Some Came Running (1958)

Vincente Minnelli was one of Hollywood’s most prolific directors. His musicals were delightful, and he is best known for them. He also created quite a few melodramatic dramas about America. One of his best is 1958’s “Some Came Running”, based on James Jones’s Post-war novel featuring Frank Sinatra in one of his better performances.

Dave Hirch (Frank Sinatra) is a returning war veteran and novice author who, after a drunken binge in Chicago, is sent on a bus to his hometown in Indiana.    Tagging along for the ride is the low-class bar girl he met in Chicago named Ginny (the truly wonderful Shirley MacLaine).     In the town, we learn that Dave was sent to an orphanage when his parents died by his older brother.   The brother is Frank (Arthur Kennedy) and, through the wealth of his wife’s family, has become one of the pillars of the town.   Dave is full of resentment at his brother and hitches up with a local alcoholic gambler named Bama (Dean Martin, typecast once again as a drunk).     From there the movie dwells in Dave’s strained relationship with small town American life.   As is the case with many of these old Hollywood movies, he falls in love with a local smart girl, whose frigid personality, in my opinion, should turn him off.  Instead, it is love at first sight.     The complications occur with the presence of Ginny.
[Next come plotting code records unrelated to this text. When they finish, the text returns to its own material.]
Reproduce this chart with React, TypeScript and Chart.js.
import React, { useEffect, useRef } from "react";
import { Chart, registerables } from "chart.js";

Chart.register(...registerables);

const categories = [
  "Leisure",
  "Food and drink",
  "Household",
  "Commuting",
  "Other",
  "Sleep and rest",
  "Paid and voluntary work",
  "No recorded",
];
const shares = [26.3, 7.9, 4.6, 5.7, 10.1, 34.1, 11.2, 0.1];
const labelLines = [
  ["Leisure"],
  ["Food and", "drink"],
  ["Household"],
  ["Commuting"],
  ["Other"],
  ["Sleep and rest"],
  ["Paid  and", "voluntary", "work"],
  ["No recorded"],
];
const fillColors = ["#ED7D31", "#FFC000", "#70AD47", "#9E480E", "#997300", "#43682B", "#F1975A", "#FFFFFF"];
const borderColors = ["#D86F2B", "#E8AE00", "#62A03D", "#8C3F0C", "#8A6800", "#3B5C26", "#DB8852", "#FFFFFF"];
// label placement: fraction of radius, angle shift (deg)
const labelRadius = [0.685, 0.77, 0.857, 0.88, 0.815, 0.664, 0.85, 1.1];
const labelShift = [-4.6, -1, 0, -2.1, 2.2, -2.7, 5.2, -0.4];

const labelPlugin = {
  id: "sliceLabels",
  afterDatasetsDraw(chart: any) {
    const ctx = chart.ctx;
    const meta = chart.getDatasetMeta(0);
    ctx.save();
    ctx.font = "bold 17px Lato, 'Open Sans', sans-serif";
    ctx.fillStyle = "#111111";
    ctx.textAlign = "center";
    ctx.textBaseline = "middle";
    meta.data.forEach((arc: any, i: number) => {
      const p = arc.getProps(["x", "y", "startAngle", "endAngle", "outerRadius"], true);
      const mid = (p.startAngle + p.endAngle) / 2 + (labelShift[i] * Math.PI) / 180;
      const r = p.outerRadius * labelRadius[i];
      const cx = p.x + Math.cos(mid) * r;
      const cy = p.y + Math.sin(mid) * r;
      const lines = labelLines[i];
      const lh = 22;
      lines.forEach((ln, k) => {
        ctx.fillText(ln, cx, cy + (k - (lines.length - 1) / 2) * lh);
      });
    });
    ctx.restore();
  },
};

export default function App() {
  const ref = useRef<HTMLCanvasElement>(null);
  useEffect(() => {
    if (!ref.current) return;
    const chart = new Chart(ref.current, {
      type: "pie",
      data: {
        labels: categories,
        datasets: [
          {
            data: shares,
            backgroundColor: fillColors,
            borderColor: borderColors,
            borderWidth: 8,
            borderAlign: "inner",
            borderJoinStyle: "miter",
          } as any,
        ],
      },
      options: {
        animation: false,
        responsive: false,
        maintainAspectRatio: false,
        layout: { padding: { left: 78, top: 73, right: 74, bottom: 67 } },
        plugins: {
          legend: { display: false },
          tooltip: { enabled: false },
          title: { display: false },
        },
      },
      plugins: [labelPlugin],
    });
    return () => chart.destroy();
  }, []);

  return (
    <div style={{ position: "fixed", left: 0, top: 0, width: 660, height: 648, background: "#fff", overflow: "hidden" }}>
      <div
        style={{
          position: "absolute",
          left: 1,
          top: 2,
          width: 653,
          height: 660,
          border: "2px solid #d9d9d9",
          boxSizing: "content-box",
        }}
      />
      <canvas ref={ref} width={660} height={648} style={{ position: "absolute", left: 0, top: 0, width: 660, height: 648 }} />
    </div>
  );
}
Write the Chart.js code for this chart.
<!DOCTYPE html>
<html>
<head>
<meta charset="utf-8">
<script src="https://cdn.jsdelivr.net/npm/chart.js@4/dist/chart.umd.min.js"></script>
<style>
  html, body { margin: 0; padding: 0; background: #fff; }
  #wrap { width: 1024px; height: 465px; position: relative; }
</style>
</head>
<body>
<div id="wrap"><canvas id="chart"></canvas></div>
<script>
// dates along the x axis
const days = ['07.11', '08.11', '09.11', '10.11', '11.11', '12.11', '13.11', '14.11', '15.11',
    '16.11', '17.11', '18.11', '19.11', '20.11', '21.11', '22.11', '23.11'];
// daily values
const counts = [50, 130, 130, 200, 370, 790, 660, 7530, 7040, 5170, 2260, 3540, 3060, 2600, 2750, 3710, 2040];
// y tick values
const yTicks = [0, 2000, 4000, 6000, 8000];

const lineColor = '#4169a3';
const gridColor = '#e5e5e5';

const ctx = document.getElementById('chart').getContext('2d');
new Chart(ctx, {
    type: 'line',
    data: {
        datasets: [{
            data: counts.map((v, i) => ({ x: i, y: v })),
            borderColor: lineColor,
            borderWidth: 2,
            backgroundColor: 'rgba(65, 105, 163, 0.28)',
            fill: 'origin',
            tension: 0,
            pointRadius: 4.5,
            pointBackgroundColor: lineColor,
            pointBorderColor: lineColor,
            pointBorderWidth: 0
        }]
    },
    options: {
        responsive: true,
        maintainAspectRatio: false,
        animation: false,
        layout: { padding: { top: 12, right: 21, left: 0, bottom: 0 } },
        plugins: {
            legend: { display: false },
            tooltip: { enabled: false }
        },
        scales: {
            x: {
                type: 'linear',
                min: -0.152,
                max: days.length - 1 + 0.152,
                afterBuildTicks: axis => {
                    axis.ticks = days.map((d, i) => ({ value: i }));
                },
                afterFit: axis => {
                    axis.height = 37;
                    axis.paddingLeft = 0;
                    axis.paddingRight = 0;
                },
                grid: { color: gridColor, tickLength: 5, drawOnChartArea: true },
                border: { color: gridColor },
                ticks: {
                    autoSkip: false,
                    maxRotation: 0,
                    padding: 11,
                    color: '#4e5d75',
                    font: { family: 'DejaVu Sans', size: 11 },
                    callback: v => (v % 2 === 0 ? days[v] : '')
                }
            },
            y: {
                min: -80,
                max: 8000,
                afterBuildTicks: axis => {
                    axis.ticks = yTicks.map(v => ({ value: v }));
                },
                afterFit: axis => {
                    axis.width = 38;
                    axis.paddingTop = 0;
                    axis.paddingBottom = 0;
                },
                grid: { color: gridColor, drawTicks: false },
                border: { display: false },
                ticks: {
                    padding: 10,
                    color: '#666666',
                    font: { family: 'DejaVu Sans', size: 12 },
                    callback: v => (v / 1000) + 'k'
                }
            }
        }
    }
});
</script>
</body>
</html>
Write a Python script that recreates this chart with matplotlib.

Minnelli made this movie within the mainstream Hollywood dramas and his subject matter in many of his films belie the fact that he was an extremely artistic and skilled director.   This is made very clear in the brilliant closing sequence of the movie, which occurs during a large festival happening in the town.   Within the music and crowds of people, Ginny and Frank are being chased by her ex, who is a gangster, while Bama is trying to catch up to save them.    The way Minelli captures the sudden appearance of the protagonists through the wide screen shots of the crowds is illuminating.  

The entire cast is very good in this film, and even Sinatra comes across as believable.   Special mention needs to be made to the performance of McLain as Ginny.    Shirley McLain shines as the uneducated girl who sees hope in life through Dave.      Her lack of intelligence is made up by her natural survival instincts and McLean brings her to life.   McLain was a wonderful actress who got typecast as the loose, dizzy girl early in her career.    She always managed to bring life into those characters and her Ginny is a real delight.    Dean Martin was another actor (or singer) who was typecast as a drunk.   He fell into that role like a hand in a glove and his Bama is a wonderful example of this.  

As for the plot and story, I was not very involved or impressed.  Dave is supposed to be a war veteran, yet the movie never mentions it or even hints at it.    Was war one of the reasons for his rebellious attitude?    The film does not give any reasons, or the filmmakers assumed that most people watching the movie read the book.    I, for one, did not read the book and could not feel any real affinity for Dave.  In addition, the love interest segment with the local girl seemed forced to me.

“Some came Running”, is one of Hollywood’s more visually attractive melodramas, but with a contrived ending and soapy plot, it seemed very dated to me, even when considering that it is set in 1948.  Still, the end sequence is wonderful and makes the movie worth viewing once.